A defeat in November’s midterm elections seems very likely and would weaken not only the MAGA agenda in the US, but also the global far right that Trump supports. At the same time, the Democratic leadership inspires so little enthusiasm that it may be incapable of doing its part to materialize a clear defeat of the Republicans. Biden maintained much of the policies of Trump’s first term. The party has done next to nothing to oppose Trump since he returned to the White House.
Even Sanders, AOC and the Squad offer no alternative but supporting whatever Democrat stands in the upcoming elections. Mamdani expresses a more radicalized base and raises more progressive positions on a number of issues, but also fails to propose any way forward.

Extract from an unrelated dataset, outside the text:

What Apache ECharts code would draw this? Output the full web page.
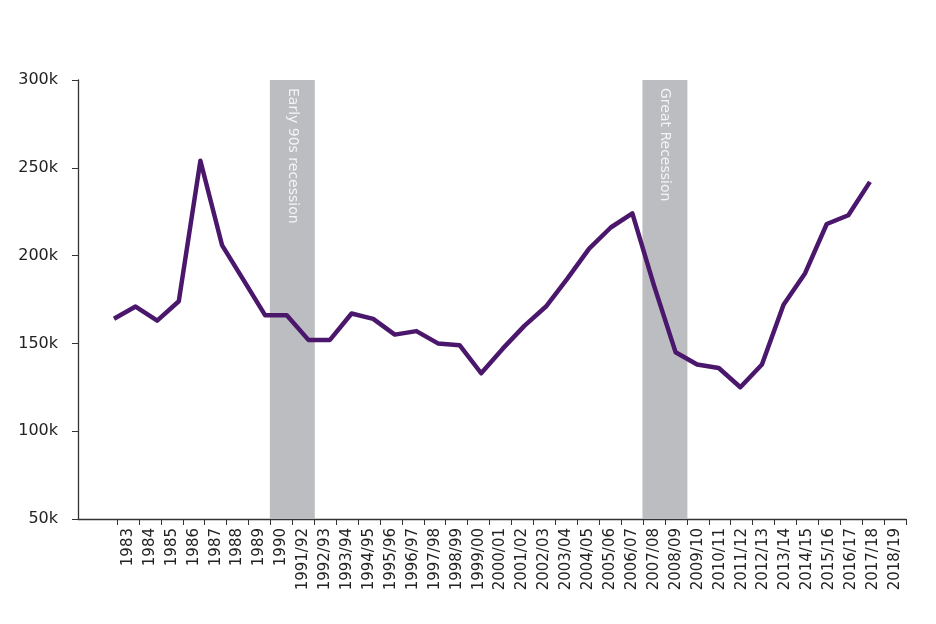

This leaves hundreds of thousands of radicalizing people without a political project. Revolutionaries need to offer a way forward, to fight for the broadest unity of action, to organize to fight to defeat Trump and at the same time, to build a political organization of the working class that intends to do away with the capitalist system and replace it with socialism.

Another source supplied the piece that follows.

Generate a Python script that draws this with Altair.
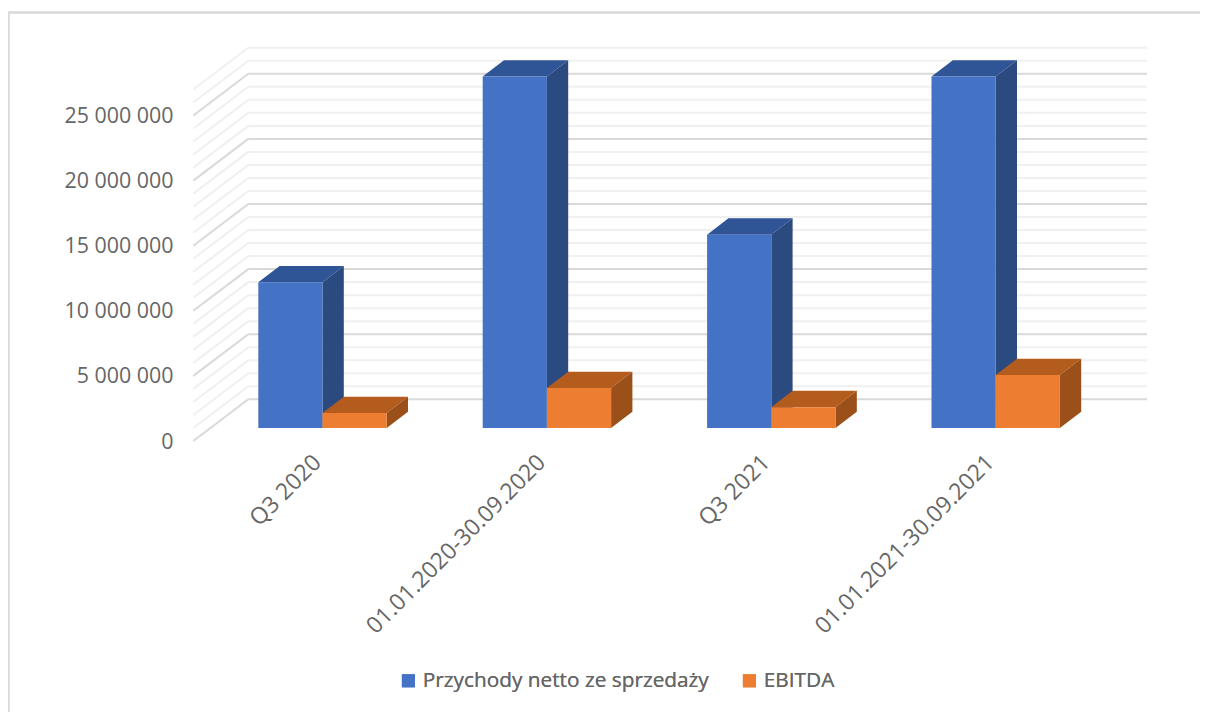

Socialist Horizon, ISL section of the US, along with members and ISL sympathizers in other spaces, fight for this objective. They do so from the front lines of the struggles against US imperialism, against ICE terror and the MAGA offensive, with a united front method that seeks the broadest unity in action while highlighting the necessity of fighting against the systemic causes of oppression and exploitation by joining the revolutionary socialists.
A significant aspect of this orientation is carried out through the United Left Platform, through which Socialist Horizon together with Tempest, Solidarity, Workers’ Voice, International Marxists Humanists and Speak Out Socialists act as a national force in the class struggle. And the essential aspect of the ISL’s orientation in the US is its project of revolutionary regroupment to advance the strategic objective of building a revolutionary working class party in the country and internationally.